The jokes are crude - genitalia, boozing and fat birds - if technically sound and consummately delivered. There are tales from Frank Carson's dressing room and accounts of trips to “Lidls” where Davidson encounters his least favourite type of person - the “underclass”. “Put it this way”, he says of one of his bugbears. “She looked like someone who hadn't lived in a house without wheels on.”

It all feels like something from another, happily forgotten, era. He will happily joke about the dimensions of an old woman's vagina but when he swears anatomically, he apologises to a lady on the front row.

Later he will mock her “leggings and camel toe” and ask her why she isn't wearing a dress. He will tell at least three stories, with sound effects, about oral sex then use “whoopy-do-do” as a euphemism in a story about Freddie Starr defecating in a guitar. Odd.

Perhaps it's because he's still trying out a “new, soft Jim”. This is stand-up as career-saver and book-shifter. Davidson has just had the best/ worst year of his life, having been arrested for historic sexual offences. The charges were dropped but he now has legal fees to pay and a book to sell.

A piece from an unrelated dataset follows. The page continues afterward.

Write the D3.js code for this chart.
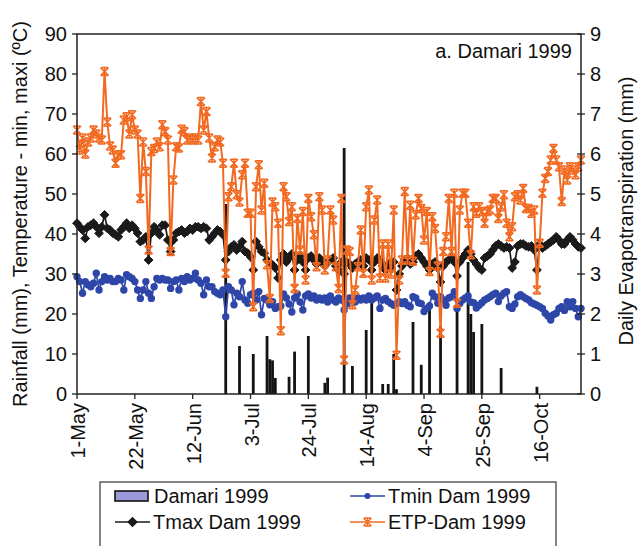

It results in a middle section which is low on laughs but interesting in its own way as he outlines in detail what it felt like to wake up every day and wonder if Operation Yewtree would pounce. Redemption came via Celebrity Big Brother which he won in January, despite receiving “more nominations than Gone with the Wind” from his housemates. He has a lot of fans.

At the end, he explains to them that he just wants to be back on stage, “keep plodding on”. The crowd roars; many get to their feet. He bowls out into the lobby to sell some books. Job done.